Just Steal More

Just Steal More

By: Jackson Stevens

With headlines ripped straight out of a Charles Dickens novel, finding out that a homeless man gets 15 years for stealing $100 while another man (richer, of course) gets only a 40-month slap-on-the-wrist sentence for committing one of the US’s largest corporate fraud cases by stealing $3 billion only affirms why movements such as Occupy Wall Street are cropping up all throughout this country and others as well—because people are exhausted by the disparity in how the rich are treated. Whatever illusion to fairness that our judicial system, or system in general, propagates is exposed in this glaring juxtaposition of sentences. Where the homeless man’s trial, incarceration, and sentencing probably cost several times more than what he stole, the rich man not only gets a lighter sentence but is implicitly applauded for his audacity in stealing billions. Which confirms the age-old caveat of American politics and economy: Just steal more.

This is no longer a question of liberal or conservative, Democrat and Republican, since such binary opposition has led us astray as a clever distraction imposed by a clever hegemony devoted to swiping every last penny from this country without reciprocal punishment when caught. Charles Dickens exposed much of this class disparity to a 19th-century audience. And though primarily directed towards a British audience, Dickens was able to affect changes due to his stark depictions of the elite and the poor all throughout the world. Now we’ve denigrated ourselves, and society at large, to no longer taking heed of the words of men and women much more prophetic and didactic than us, and have thus reverted back to this antiquated belief that the rich are just better, as if they don’t die and thereby must be elevated on a societal pedestal and worshiped. All of which contradicts and violates a very carefully mapped out social contract that our Founding Fathers created over two hundred years ago.

A much more modern reincarnation of Dickens could arguably be seen in some of the works of Michael Moore, in which he satirically exposes class disparity and champions the “little man.” Despite what you think of Moore, he did an excellent job in his 1989 documentary Roger & Me in depicting the vast liberties we afford those with economic power, such as the then CEO of General Motors, Roger Smith. Not to overly summarize or simplify the plot of the film for those who have seen it, Roger & Me shows Roger Smith’s effect on Flint, Michigan, Moore’s hometown, in which Smith closed down several GM plants over the course of several years in the 1980s, laying off more than 35,000 people, while moving plants over to Mexico and giving himself raises on a quarterly basis.
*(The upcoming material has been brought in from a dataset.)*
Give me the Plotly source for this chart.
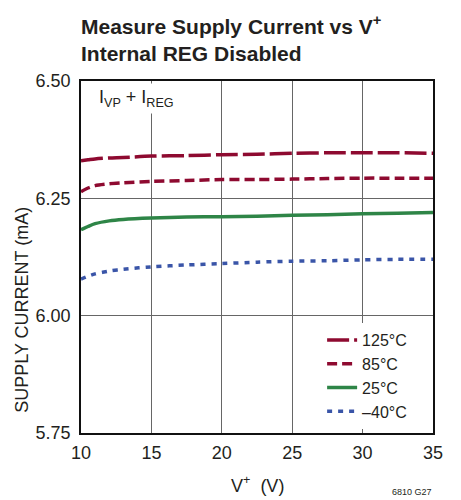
import plotly.graph_objects as go

voltage = [10, 10.5, 11, 12, 13, 15, 17.5, 20, 22.5, 25, 27.5, 30, 32.5, 35]
i_125 = [6.330, 6.332, 6.334, 6.336, 6.337, 6.340, 6.341, 6.343, 6.344, 6.346, 6.347, 6.347, 6.347, 6.346]
i_85 = [6.264, 6.272, 6.277, 6.281, 6.283, 6.286, 6.288, 6.290, 6.290, 6.291, 6.292, 6.293, 6.293, 6.293]
i_25 = [6.183, 6.190, 6.196, 6.202, 6.205, 6.208, 6.210, 6.211, 6.212, 6.214, 6.215, 6.217, 6.218, 6.220]
i_m40 = [6.078, 6.084, 6.089, 6.095, 6.099, 6.104, 6.108, 6.111, 6.114, 6.116, 6.117, 6.119, 6.120, 6.120]

series_names = ["125°C", "85°C", "25°C", "–40°C"]
y_ticks = [5.75, 6.00, 6.25, 6.50]
x_ticks = [10, 15, 20, 25, 30, 35]

FONT = "Liberation Sans, Arial, sans-serif"
TXT = "#231f20"
RED = "#8e0a30"
GREEN = "#2e8547"
BLUE = "#3a55a8"

fig = go.Figure()
styles = [
    (i_125, RED, "22px,5px"),
    (i_85, RED, "10px,5px"),
    (i_25, GREEN, "solid"),
    (i_m40, BLUE, "5px,6px"),
]
for name, (ys, col, dash) in zip(series_names, styles):
    fig.add_trace(go.Scatter(
        x=voltage, y=ys, name=name, mode="lines",
        line=dict(color=col, width=3.5, dash=dash, shape="spline", smoothing=0.8),
    ))

fig.update_layout(
    width=453, height=492,
    margin=dict(l=73, r=28, t=73, b=67),
    paper_bgcolor="white", plot_bgcolor="white",
    font=dict(family=FONT, color=TXT, size=18),
    showlegend=True,
    legend=dict(
        x=0.685, y=0.3125, xanchor="left", yanchor="top",
        bgcolor="white", borderwidth=0,
        font=dict(family=FONT, size=16, color=TXT),
        tracegroupgap=0, itemwidth=30,
    ),
    xaxis=dict(
        range=[10, 35], tickvals=x_ticks, ticktext=[str(v) for v in x_ticks],
        showgrid=True, gridcolor="#666", gridwidth=1,
        showline=True, linecolor="#111", linewidth=1.5, mirror=True,
        ticks="", ticklabelstandoff=3, zeroline=False,
        tickfont=dict(family=FONT, size=18, color=TXT),
    ),
    yaxis=dict(
        range=[5.75, 6.50], tickvals=y_ticks, ticktext=[f"{v:.2f}" for v in y_ticks],
        showgrid=True, gridcolor="#666", gridwidth=1,
        showline=True, linecolor="#111", linewidth=1.5, mirror=True,
        ticks="", ticklabelstandoff=5, zeroline=False,
        tickfont=dict(family=FONT, size=18, color=TXT),
    ),
    annotations=[
        dict(text="<b>Measure Supply Current vs V<sup>+</sup></b><br><b>Internal REG Disabled</b>",
             xref="paper", yref="paper", x=0.0, y=1.0, xanchor="left", yanchor="bottom",
             yshift=14, xshift=-2, align="left", showarrow=False,
             font=dict(family=FONT, size=21, color=TXT)),
        dict(text="I<sub>VP</sub> + I<sub>REG</sub>",
             xref="paper", yref="paper", x=0.04, y=0.995, xanchor="left", yanchor="top",
             align="left", showarrow=False, bgcolor="white", borderpad=3,
             font=dict(family=FONT, size=18, color=TXT)),
        dict(text="SUPPLY CURRENT (mA)", textangle=-90,
             xref="paper", yref="paper", x=0, y=0.35, xshift=-59,
             xanchor="center", yanchor="middle", showarrow=False,
             font=dict(family=FONT, size=18, color=TXT)),
        dict(text="V<sup>+</sup>  (V)",
             xref="paper", yref="paper", x=0.5, y=0, yshift=-51,
             xanchor="center", yanchor="middle", showarrow=False,
             font=dict(family=FONT, size=18, color=TXT)),
        dict(text="6810 G27",
             xref="paper", yref="paper", x=1.0, y=0, yshift=-59, xshift=1,
             xanchor="right", yanchor="middle", showarrow=False,
             font=dict(family=FONT, size=9, color=TXT)),
    ],
)

fig.write_html("out.html")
In the short-term, Smith did arguably save GM millions of dollars by contracting cheap labor in different countries. But because he was only thinking of the short term benefits, Smith was unable, like so many other CEOs, to foresee the deleterious effects it would inevitably have on the future of the company twenty some odd years later.

The headline above and Roger & Me and Dickens forewarn of a society that treats people differently in an ascending hierarchy as eventually failing because a society based on principles of greed and wanton excesses cannot sustain due to a lack of a big picture. The private sector has bought out our government with money steeped in the blood of the people’s labor, clapping each others’ backs after robbing us blind. We no longer have a system prepared to deal with this lack of representation of the people, and thus now we see both the Tea Party and Occupy Wall Street—both different in their own respects—garnish popularity due to the increasing amount of distrust of our political system.

The failure of our system that has allowed the rich free passes in many ways started with the massive overhaul of regulation back in the ’80s by President Reagan, which of course led to the Roger-Smiths of the world to do as they did—i.e. shut down manufacturing in the States and replace our labor with other countries’ labor so that they could cut more corners for short-term profits and returns while bankrupting multiple communities at the same time. But the most horrific political move that is mostly to blame for much of our economic troubles now is the repeal of the Glass-Steagall Act back in 1999, a piece of legislation responsible for much of the growth and sustainability of our country since the Great Depression since it separated the interests of commercial banking and investment banking. With its repeal, banks could then control much of the capital circulating, amassing a staggering amount of the wealth, and then bankrupting the rest of society.

Though if it were as simple as reinstating Glass-Steagall, then Obama’s 2010 enactment of the Dodd–Frank Wall Street Reform and Consumer Protection Act would have been sufficient to regulate capital’s flow so that it balances out—though some have commented on the lack of the Dodd-Frank Act in protecting the rights of consumers that was seen in Glass-Steagall. Many of the problems come from this idea that the rich gained their position and that, as Herman Cain put it, “those who are poor just need to work harder” — one of the dumbest things repeated way before Dickens. There is not a single person within this country (or any country for that matter) that cannot find one single person that helped them get to their position, and not even the mythos of Herman Cain can support a system that looks like Milton Friedman having sex with Objectivism. No one is just born into their status. We live in a society based on social contracts, both implicit and explicit, that dictate how we treat one another. And perhaps it is time that we move towards a paradigm in history that, like Dickens did, defines a healthy relationship between private interests and the people’s interest so that we don’t get disparities as drastic as the one above.